My ex-neighbor Bob (who has become one of my regular visitors at Gamone) has just dropped in to pick up his mail.
During his career as a top-grade rugby player, Bob received a lot of knocks. But none of those rugby incidents ever did him as much damage as his recent bicycle collision with a tractor. During the last month or so, while his fractured collarbone was mending, Bob has been constantly in pain, and he's still unable to move his right arm freely. His doctor has just learned from a scan that Bob's shoulder joint was smashed in the accident, and will necessitate surgery. Fortunately, an orthopedic specialist in nearby Romans was able to put Bob in contact with one of the leading European surgeons in this field, and he'll no doubt be undergoing an operation in the near future.
Knowing that he'll be out of action for a couple of months, Bob has asked me to search the Internet for information about computer tools in the domain of landscape gardening (akin to the computerized design tools used by architects). This was Bob's initial profession, many years ago, until his firm folded up. So, he's wondering whether his forthcoming convalescence might provide him with an unexpected opportunity of moving back into this kind of work. I'll do my best to provide Bob with useful information, because I've come to appreciate the rude but sympathetic common sense of this friendly guy.

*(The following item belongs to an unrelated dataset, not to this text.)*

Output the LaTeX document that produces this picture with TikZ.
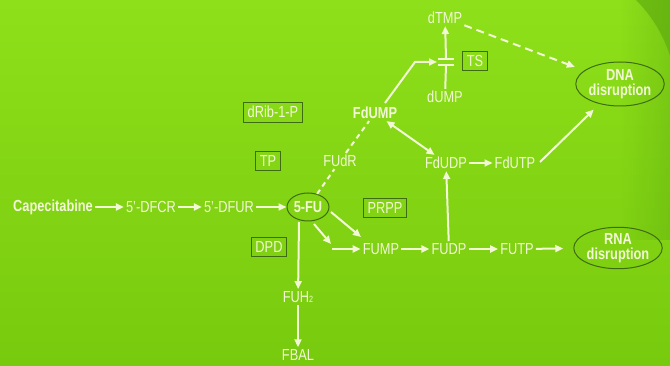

Intellectually, it's a fact that we agree about almost nothing. Bob seems to believe in the antiquated biology of Jean-Baptiste de Lamarck, rather than that of Charles Darwin. Besides, he has always believed in various miraculous cures for rugby injuries. But our disagreements have become a regular pretext for splendid friendly debates, of an uplifting nature, on the sunny terrace in front of Gamone.